Christmas Bird Count finds 79 species
The Baldwin Bird Club conducted its 66th annual Christmas Bird Count, sponsored by the National Audubon Society Dec. 16.
The Christmas Bird Count was established in 1900 as an alternative to the traditional Christmas Day Hunt when people would go out to see how many different birds an individual could shoot in a day. The modern Christmas Bird Count has developed into a very useful tool for gathering bird population data during winter conditions in the United States.
Each count is limited to a circle that is 15 miles in diameter or approximately 176.6 square miles. The Baldwin count circle is centered at the junction of U.S. Highways 56 and 59. There were two counts conducted in Kansas on the first year but the Baldwin count, which was first conducted in 1942 by Ivan and Margaret Boyd and Ray Miller, is the oldest continuous count in the state.
This year there were 12 people divided into seven parties that traveled the roads and fields looking for birds. In addition, there were two people that recorded the number and species of birds that came to their feeders during that day.
Between 6:30 a.m. and 5 p.m. the group identified 86 species. This is significantly higher than the 10-year average of 79 species. The record high for the Baldwin count was set in 1999 at 89 species.

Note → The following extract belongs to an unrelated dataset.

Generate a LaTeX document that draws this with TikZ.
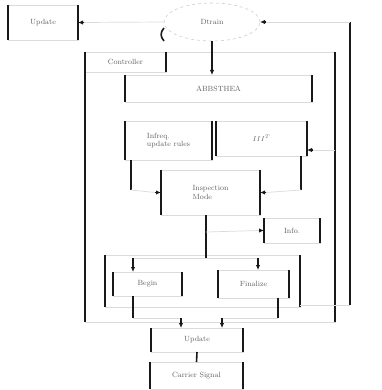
\documentclass[tikz,border=0pt]{standalone}
\usetikzlibrary{arrows.meta,shapes.geometric}
\begin{document}
\begin{tikzpicture}[x=1pt,y=-1pt,
  vline/.style={draw=black!90,line width=1.6pt},
  hline/.style={draw=black!14,line width=0.7pt},
  tip/.style={-{Latex[length=5pt,width=4.5pt]},draw=black!90,line width=1.1pt},
  lbl/.style={text=black!62,font=\fontsize{7.5}{8.5}\selectfont,align=left},
  bx/.style={hline,rectangle,inner sep=1pt,outer sep=0pt,lbl},
]
\useasboundingbox (0,0) rectangle (381,390);

% outer controller frame and its label tab
\node[bx,minimum width=250,minimum height=270] (ctl) at (210,187) {};
\node[bx,minimum width=81,minimum height=20,anchor=north west] (tab) at (85,52) {Controller};

% top row
\node[bx,minimum width=70,minimum height=35] (upd) at (43,22.5) {Update};
\node[ellipse,draw=black!20,dashed,line width=0.6pt,outer sep=0pt,minimum width=96,minimum height=38,lbl] (dtr) at (212,22) {Dtrain};
\draw[vline] ([yshift=-6]dtr.west) arc[start angle=200,end angle=160,x radius=48,y radius=19];

% inner blocks
\node[bx,minimum width=187,minimum height=27] (abb) at (218.5,88.5) {ABBSTHEA};
\node[bx,minimum width=87,minimum height=39] (inf) at (168.5,140.5) {Infreq.\\update rules};
\node[bx,minimum width=91,minimum height=35] (iit) at (261.5,138.5) {$III^T$};
\node[bx,minimum width=99,minimum height=45] (ins) at (210.5,192.5) {Inspection\\Mode};
\node[bx,minimum width=56,minimum height=25] (info) at (292,230.5) {Info.};

% lower group
\node[bx,minimum width=195,minimum height=52] (grp) at (202.5,281) {};
\node[bx,minimum width=69,minimum height=24] (beg) at (147.5,284) {Begin};
\node[bx,minimum width=71,minimum height=28] (fin) at (253.5,284) {Finalize};
\node[bx,minimum width=92,minimum height=24] (upd2) at (197,340) {Update};
\node[bx,minimum width=93,minimum height=27] (car) at (196.5,375.5) {Carrier Signal};

% heavy side edges of every block
\foreach \n in {ctl,tab,upd,abb,inf,iit,ins,info,grp,beg,fin,upd2,car}
  \draw[vline] (\n.north west) -- (\n.south west)
               (\n.north east) -- (\n.south east);

% routing points
\coordinate (r1) at (350,305);
\coordinate (r2) at (350,22);
\coordinate (a1) at (131,160);
\coordinate (a2) at (131,190);
\coordinate (b1) at (301,156);
\coordinate (b2) at (301,190);
\coordinate (c1) at (335,150);
\coordinate (m1) at (206,215);
\coordinate (m2) at (206,258);
\coordinate (m3) at (206,232);
\coordinate (l1) at (133,258);
\coordinate (l2) at (258,258);
\coordinate (p1) at (133,296);
\coordinate (p2) at (133,318);
\coordinate (p3) at (181,318);
\coordinate (q1) at (278,298);
\coordinate (q2) at (278,318);
\coordinate (q3) at (222,318);

% connectors: vertical runs dark, horizontal runs light
\draw[tip] (dtr.south) -- (abb.north -| dtr.south);
\draw[hline] (dtr.west) -- ([xshift=6]upd.east);
\draw[tip] ([xshift=6]upd.east) -- (upd.east);

\draw[hline] (grp.east |- r1) -- (r1);
\draw[vline] (r1) -- (r2);
\draw[hline] (r2) -- ([xshift=6]dtr.east);
\draw[tip] ([xshift=6]dtr.east) -- (dtr.east);

\draw[vline] (a1) -- (a2);
\draw[hline] (a2) -- ([xshift=-6]ins.west);
\draw[tip] ([xshift=-6]ins.west) -- (ins.west);

\draw[vline] (b1) -- (b2);
\draw[hline] (b2) -- ([xshift=6]ins.east);
\draw[tip] ([xshift=6]ins.east) -- (ins.east);

\draw[hline] (c1) -- ([xshift=6]iit.east |- c1);
\draw[tip] ([xshift=6]iit.east |- c1) -- (iit.east |- c1);

\draw[vline] (m1) -- (m2);
\draw[hline] (m3) -- ([xshift=-5]info.west);
\draw[tip] ([xshift=-5]info.west) -- (info.west);

\draw[hline] (l1) -- (l2);
\draw[tip] (l1) -- (beg.north -| l1);
\draw[tip] (l2) -- (fin.north -| l2);

\draw[vline] (p1) -- (p2);
\draw[hline] (p2) -- (p3);
\draw[tip] (p3) -- (upd2.north -| p3);
\draw[vline] (q1) -- (q2);
\draw[hline] (q2) -- (q3);
\draw[tip] (q3) -- (upd2.north -| q3);

\draw[vline] (upd2.south) -- (car.north);
\end{tikzpicture}
\end{document}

The total number of individuals recorded this year was 17,094. This is only about 75 percent of the 10-year average of 23,192. The record high for the Baldwin count was set just last year with 52,338 individuals.
For most species this seemed to be a fairly average year. There were no new species seen on the count. There were a few record highs and one unusual species for the count.
One weather event that seemed to have an impact was the late freeze last April that killed most of the flowers of developing nuts on oaks and walnuts. The lack of hackberry and very few cedar fruits, also impacted by the late freeze, may have had an impact on Cedar Waxwings, American Robins and even Eastern Bluebirds. All three species were well below the 10 year average.
The species with the highest number of individuals counted was Red-winged Blackbird with 6,743. A distant second and third were Canada Geese with 1,735 and Horned Larks with 1,731. The large number of robins is not unusual, in fact the 10-year average has been 1,933.
Several species that did set record high counts this year were Redhead, 35; Ring-necked Duck, 45; Horned Lark; Winter Wren, five; and Swamp Sparrow, 31. There were only four species that we have been recording fairly regularly that were missed: Pied-billed Grebe, Ruby-crowned Kinglet, Western Meadowlark and Pine Siskin.
The weather was much better than the previous day when it snowed all day but the count day started out with a bitter 8 degrees and only warmed to 28 that day with 3 inches of snow on the ground. It was fairly quiet with wind 5-7 mph out of the north.
The Christmas Bird Count is conducted each year within a two week period around Christmas and New Years. The results are tabulated and published on-line by the National Audubon Society at http://cbc.audubon.org. The record serves as a means of determining year to year or long term changes in bird populations.
The participants on the 2007 count included Jan and Roger Boyd, Bill Busby, Cal Cink, Becky and Danny McMillen, Barbara and Martin Pressgrove, and Bailie and Jeff Richards all of Baldwin; Gerry Parkinson of Lawrence; John Brockway of Ottawa; and John and Linda Zempel of Topeka.
"We invite you to join us next year," said Roger Boyd, bird club president.